Dans les entretiens à la capitale et en province, AKJ a remarqué un mépris croissant pour le gouvernement (bien que, pour être juste, ce mépris est antérieur au 12 Janvier) avec une attente grandissante que les besoins fondamentaux et les services peuvent et doivent être pris en charge par des ONG étrangères plutôt que le gouvernement.
« Notre avenir repose sur les ONG ! Nous ne pouvons pas compter sur le gouvernement. Si c’était pour le gouvernement, nous serions déjà morts. Aucun responsable de l’Etat n’est jamais venu ici », a déclaré François Romel, un responsable de CFW dans le camp Terrain Acra, à la capitale, qui abrite 5.000 familles. « Essentiellement, nous n’avons pas un gouvernement dans ce pays. »

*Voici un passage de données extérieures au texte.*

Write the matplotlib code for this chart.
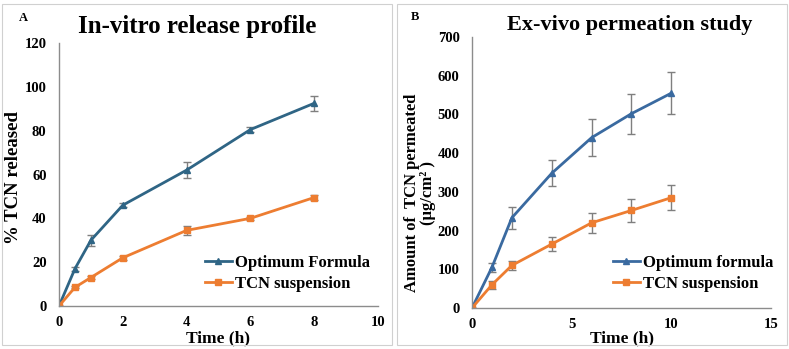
import matplotlib
matplotlib.use("Agg")
import matplotlib.pyplot as plt
from matplotlib.patches import Rectangle
from matplotlib.lines import Line2D

plt.rcParams["font.family"] = ["Liberation Serif", "DejaVu Serif"]
plt.rcParams["font.weight"] = "bold"

# panel A: in-vitro release
time_a = [0, 0.5, 1, 2, 4, 6, 8]
opt_a = [0, 17, 30, 46, 62, 80.5, 92.5]
opt_a_err = [0, 1, 2.5, 1, 3.5, 1, 3.5]
susp_a = [0, 8.5, 13, 22, 34.5, 40, 49.5]
susp_a_err = [0, 0.5, 0.8, 0.8, 2, 0.8, 1]

# panel B: ex-vivo permeation
time_b = [0, 1, 2, 4, 6, 8, 10]
opt_b = [0, 105, 233, 348, 440, 502, 555]
opt_b_err = [0, 12, 28, 33, 48, 52, 55]
susp_b = [0, 60, 110, 165, 220, 252, 285]
susp_b_err = [0, 10, 12, 18, 25, 30, 33]

ORANGE = "#ED7D31"
BLUE_A = "#2F6585"
BLUE_B = "#3A6AA0"

fig = plt.figure(figsize=(7.89, 3.49), dpi=100)

# light frames around each panel
for x0 in (2 / 789, 397 / 789):
    fig.patches.append(Rectangle((x0, 4 / 349), 390 / 789, 341 / 349,
                                 transform=fig.transFigure, fill=False,
                                 ec="#d0d0d0", lw=0.8))

axA = fig.add_axes([59 / 789, 1 - 306 / 349, (378 - 59) / 789, (306 - 43) / 349])
axB = fig.add_axes([472 / 789, 1 - 308 / 349, (771 - 472) / 789, (308 - 37) / 349])


def style(ax):
    for s in ("top", "right"):
        ax.spines[s].set_visible(False)
    for s in ("left", "bottom"):
        ax.spines[s].set_color("#8c8c8c")
        ax.spines[s].set_linewidth(1)
    ax.tick_params(axis="y", length=0, labelsize=10.5, pad=9)
    ax.tick_params(axis="x", length=0, labelsize=10.5, pad=7)
    for lab in ax.get_xticklabels() + ax.get_yticklabels():
        lab.set_fontweight("bold")


def legend(ax, labels, colors, markers, x, y):
    handles = [Line2D([], [], color=c, marker=m, lw=2, ms=4)
               for c, m in zip(colors, markers)]
    ax.legend(handles, labels, loc="center left", bbox_to_anchor=(x, y),
              frameon=False, prop=dict(weight="bold", size=12),
              handlelength=1.6, handletextpad=0.2, labelspacing=0.3,
              borderpad=0, borderaxespad=0)


ekw = dict(ecolor="#7f7f7f", elinewidth=1, capsize=3, capthick=1, lw=2, ms=4)
axA.errorbar(time_a, opt_a, yerr=opt_a_err, color=BLUE_A, marker="^", **ekw)
axA.errorbar(time_a, susp_a, yerr=susp_a_err, color=ORANGE, marker="s", **ekw)
axA.set_xlim(0, 10)
axA.set_ylim(0, 120)
axA.set_xticks([0, 2, 4, 6, 8, 10])
axA.set_yticks(range(0, 121, 20))
style(axA)
axA.set_xlabel("Time (h)", fontsize=12.5, fontweight="bold", labelpad=1)
axA.set_ylabel("% TCN released", fontsize=13.5, fontweight="bold", va="center")
axA.yaxis.set_label_coords(-0.144, 0.487)
legend(axA, ["Optimum Formula", "TCN suspension"], [BLUE_A, ORANGE],
       ["^", "s"], 0.458, 0.125)

axB.errorbar(time_b, opt_b, yerr=opt_b_err, color=BLUE_B, marker="^", **ekw)
axB.errorbar(time_b, susp_b, yerr=susp_b_err, color=ORANGE, marker="s", **ekw)
axB.set_xlim(0, 15)
axB.set_ylim(0, 700)
axB.set_xticks([0, 5, 10, 15])
axB.set_yticks(range(0, 701, 100))
style(axB)
axB.set_xlabel("Time (h)", fontsize=12.5, fontweight="bold", labelpad=0)
axB.set_ylabel("Amount of  TCN permeated\n(µg/cm² )", fontsize=12,
               fontweight="bold", linespacing=1.05, va="center")
axB.yaxis.set_label_coords(-0.174, 0.424)
legend(axB, ["Optimum formula", "TCN suspension"], [BLUE_B, ORANGE],
       ["^", "s"], 0.472, 0.128)

fig.text(197 / 789, 1 - 27 / 349, "In-vitro release profile", ha="center",
         va="center", fontsize=18, fontweight="bold")
fig.text(630 / 789, 1 - 25 / 349, "Ex-vivo permeation study", ha="center",
         va="center", fontsize=16, fontweight="bold")
fig.text(23 / 789, 1 - 18 / 349, "A", ha="center", va="center", fontsize=9,
         fontweight="bold")
fig.text(415 / 789, 1 - 17 / 349, "B", ha="center", va="center", fontsize=9,
         fontweight="bold")

fig.savefig("out.png", dpi=100)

« Quel que soit le programme qui nous arrive, nous y participerons », a déclaré Pierre Wilson, président de l’Association Paysanne Perèy, qui exécute un programme de 600 emplois pour Mercy Corps. « Si ses travaux, et nous sommes payés, nous allons le faire ... Je pense que ces emplois devraient être permanents. »
Ces attitudes sont « très préoccupantes », a noté Chalmers.

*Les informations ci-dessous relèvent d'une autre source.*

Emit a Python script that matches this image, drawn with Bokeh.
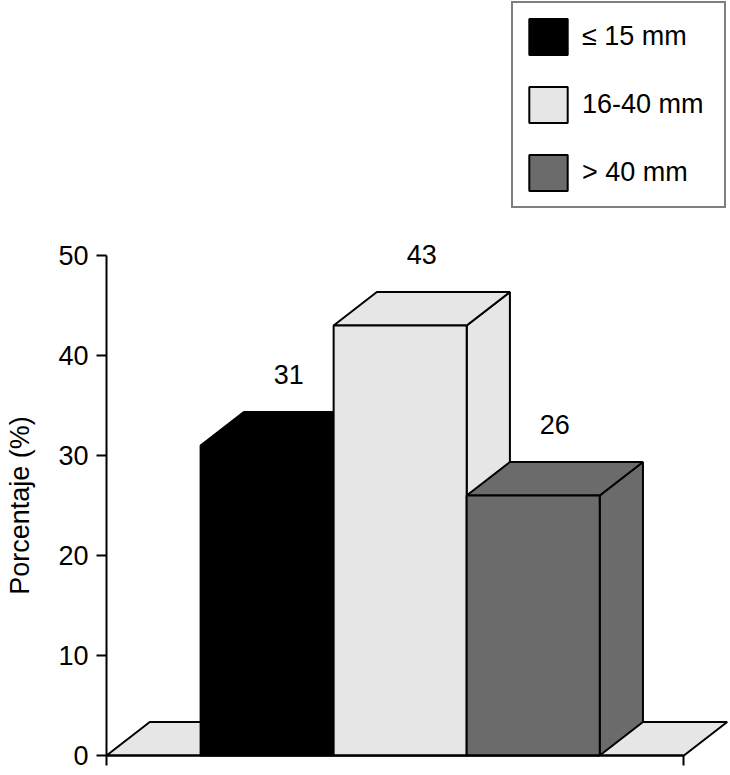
import math
from bokeh.plotting import figure
from bokeh.models import FixedTicker, Legend, LegendItem, Range1d
from bokeh.embed import file_html
from bokeh.resources import INLINE
from bokeh.core.properties import value

# ---- data ----
categories = ["≤ 15 mm", "16-40 mm", "> 40 mm"]
percentages = [31, 43, 26]
y_ticks = [0, 10, 20, 30, 40, 50]
y_title = "Porcentaje (%)"

# ---- style / geometry ----
colors = ["#000000", "#e6e6e6", "#6b6b6b"]
FONT = "Liberation Sans"
FS = "27px"
W, H = 730, 775
x_start, x_end = -0.797, 4.69
y_start, y_end = -2.0, 75.5
bar_w = 1.0
x0 = 0.707             # gap between axis and first bar
dx, dy = 0.325, 3.35   # 3D depth offsets
floor_end = 4.34
title_x = -0.647       # position of the rotated y title (left of the axis)

p = figure(width=W, height=H, output_backend="svg", toolbar_location=None,
           x_range=Range1d(x_start, x_end), y_range=Range1d(y_start, y_end),
           min_border_left=0, min_border_right=0, min_border_top=0,
           min_border_bottom=0)
p.grid.visible = False
p.outline_line_color = None
p.background_fill_color = "white"

# y axis, fixed at x = 0
ya = p.yaxis[0]
ya.fixed_location = 0
ya.ticker = FixedTicker(ticks=y_ticks)
ya.bounds = (0, 50)
ya.axis_line_width = 2
ya.axis_line_color = "black"
ya.major_tick_line_width = 2
ya.major_tick_line_color = "black"
ya.major_tick_out = 10
ya.major_tick_in = 0
ya.minor_tick_out = 0
ya.minor_tick_in = 0
ya.major_label_text_font = FONT
ya.major_label_text_font_size = FS
ya.major_label_text_color = "black"
ya.major_label_standoff = 8

# x axis (baseline with two end ticks), fixed at y = 0
xa = p.xaxis[0]
xa.fixed_location = 0
xa.ticker = FixedTicker(ticks=[0, floor_end])
xa.bounds = (0, floor_end)
xa.axis_line_width = 2
xa.axis_line_color = "black"
xa.major_tick_line_width = 2
xa.major_tick_line_color = "black"
xa.major_tick_out = 10
xa.major_tick_in = 0
xa.minor_tick_out = 0
xa.minor_tick_in = 0
xa.major_label_text_font_size = "0px"
xa.major_label_text_alpha = 0
xa.major_label_standoff = 0

# floor
p.patch([0, dx, floor_end + dx, floor_end], [0, dy, dy, 0],
        fill_color="#e6e6e6", line_color="black", line_width=2)

items = []
for i, (cat, v, c) in enumerate(zip(categories, percentages, colors)):
    left = x0 + i * bar_w
    right = left + bar_w
    side_xs = [right, right, right + dx, right + dx]
    side_ys = [0, v, v + dy, dy]
    top_xs = [left, left + dx, right + dx, right]
    top_ys = [v, v + dy, v + dy, v]
    p.patches([side_xs, top_xs], [side_ys, top_ys], fill_color=c,
              line_color="black", line_width=2)
    r = p.quad(left=left, right=right, bottom=0, top=v, fill_color=c,
               line_color="black", line_width=2)
    items.append(LegendItem(label=cat, renderers=[r]))

# value labels
lx = [x0 + i * bar_w + bar_w / 2 + dx / 2 for i in range(len(percentages))]
ly = [v + dy + 3.8 for v in percentages]
p.text(x=lx, y=ly, text=[str(v) for v in percentages],
       text_font=value(FONT), text_font_size=FS, text_color="black",
       text_align="center", text_baseline="middle")

# y title, centred on the 0-50 span of the axis
p.text(x=[title_x], y=[(y_ticks[0] + y_ticks[-1]) / 2], text=[y_title],
       angle=math.pi / 2, text_font=value(FONT), text_font_size=FS,
       text_color="black", text_align="center", text_baseline="middle")

legend = Legend(items=items, location=(511, 567), margin=0, padding=11,
                spacing=23, glyph_width=48, glyph_height=45,
                label_standoff=10, label_width=131, label_height=45,
                label_text_font=FONT, label_text_font_size=FS,
                label_text_color="black",
                border_line_color="black", border_line_width=2,
                background_fill_color="white", background_fill_alpha=1)
p.add_layout(legend)

open("out.html", "w").write(file_html(p, INLINE))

« Ce système de « l’économie humanitaire » ou « l’économie d’urgence »... est en train de verrouiller le pays dans une « approche humanitaire » et une dépendance à l’aide ...
Il y a un décalage croissant entre ce que les gens pensent qu’ils peuvent faire en tant que citoyens, parce que de plus en plus de rôles sont joués par les ONG et les acteurs internationaux dans tous les domaines ... Ceci légitimise également la présence d’acteurs internationaux dans tous les domaines. »

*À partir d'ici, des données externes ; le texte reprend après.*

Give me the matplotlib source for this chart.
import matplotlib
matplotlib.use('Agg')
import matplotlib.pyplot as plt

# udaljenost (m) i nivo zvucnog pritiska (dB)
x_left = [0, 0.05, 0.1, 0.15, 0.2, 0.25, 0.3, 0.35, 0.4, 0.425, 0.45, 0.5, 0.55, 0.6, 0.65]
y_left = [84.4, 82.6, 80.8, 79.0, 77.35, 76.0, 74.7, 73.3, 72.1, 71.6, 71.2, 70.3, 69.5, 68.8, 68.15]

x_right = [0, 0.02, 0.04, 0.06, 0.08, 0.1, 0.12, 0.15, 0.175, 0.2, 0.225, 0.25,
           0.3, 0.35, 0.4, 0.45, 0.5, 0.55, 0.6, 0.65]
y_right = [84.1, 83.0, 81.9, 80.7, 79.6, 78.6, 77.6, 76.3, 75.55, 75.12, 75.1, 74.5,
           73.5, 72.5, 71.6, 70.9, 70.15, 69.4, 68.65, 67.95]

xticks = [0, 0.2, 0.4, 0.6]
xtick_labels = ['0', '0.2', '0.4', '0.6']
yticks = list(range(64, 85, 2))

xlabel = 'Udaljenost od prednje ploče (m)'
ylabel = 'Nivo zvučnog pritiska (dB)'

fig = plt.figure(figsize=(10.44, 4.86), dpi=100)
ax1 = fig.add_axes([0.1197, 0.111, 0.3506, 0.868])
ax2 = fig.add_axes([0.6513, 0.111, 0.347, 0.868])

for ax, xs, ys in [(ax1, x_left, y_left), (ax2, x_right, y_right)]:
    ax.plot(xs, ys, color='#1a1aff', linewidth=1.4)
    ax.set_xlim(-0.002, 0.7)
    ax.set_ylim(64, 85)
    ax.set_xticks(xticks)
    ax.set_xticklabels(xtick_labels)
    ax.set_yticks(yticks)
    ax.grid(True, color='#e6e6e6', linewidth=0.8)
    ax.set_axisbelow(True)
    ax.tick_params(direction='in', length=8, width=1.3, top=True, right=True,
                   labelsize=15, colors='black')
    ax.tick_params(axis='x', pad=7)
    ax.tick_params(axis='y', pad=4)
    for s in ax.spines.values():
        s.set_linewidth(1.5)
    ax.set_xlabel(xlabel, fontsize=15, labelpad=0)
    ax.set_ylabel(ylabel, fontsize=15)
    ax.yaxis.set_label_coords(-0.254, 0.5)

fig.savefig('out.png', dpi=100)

Et c’est peut-être un résultat recherché, selon Chalmers.
« Regardez le rapport Collier », a t-il noté.
Chalmers a ainsi fait allusion à Haiti : From Natural Catastrophe to Economic Security, écrit pour l’ONU par l’économiste Paul Collier en 2009. Ce rapport énonce les grands axes des programmes mis en œuvre en Haïti après le 12 Janvier.
Collier recommande que les ONG et le secteur privé fournissent des services de santé de base et d’éducation parce que « l’amélioration des services publics n’est pas une solution viable : les problèmes du secteur public sont profonds et il n’est pas réaliste de s’attendre à ce qu’ils puissent être résolus rapidement. »
Un document plus récent de la RAND Corporation, un consultant habituel du Département d’Etat américain, fait la même recommandation. [akj apr 10/11/2010 00 :30]
…………..
* « Ayiti Kale Je » (http://www.ayitikaleje.org/) est une initiative de partenariat médiatique en vue d’assurer des investigations journalistiques sur la reconstruction d’Haïti suite au séisme dévastateur qui a frappé le pays et fait 300.000 morts et autant de blessés.
Le Groupe Médialternatif est un des partenaires de cette initiative, à travers son agence multimédia AlterPresse (http://www.alterpresse.org/), avec la Société pour l’Animation de la Communication Sociale (SAKS - http://www.saks-haiti.org/). Deux réseaux participent également : le Réseau des Femmes Animatrices des Radios Communautaires Haïtiennes (REFRAKA) et l’Association des Médias Communautaires Haïtiens (AMEKA), qui est composé de stations de radios communautaires à travers le pays.
[1] Le terme « organisation non-gouvernementale » est impropre parce que, dans plusieurs cas, ces organisations reçoivent des dons et des contrats de la part des gouvernements étrangers. Cependant, puisque les travailleurs CFW utilisent ce terme, AKJ le reprend ici.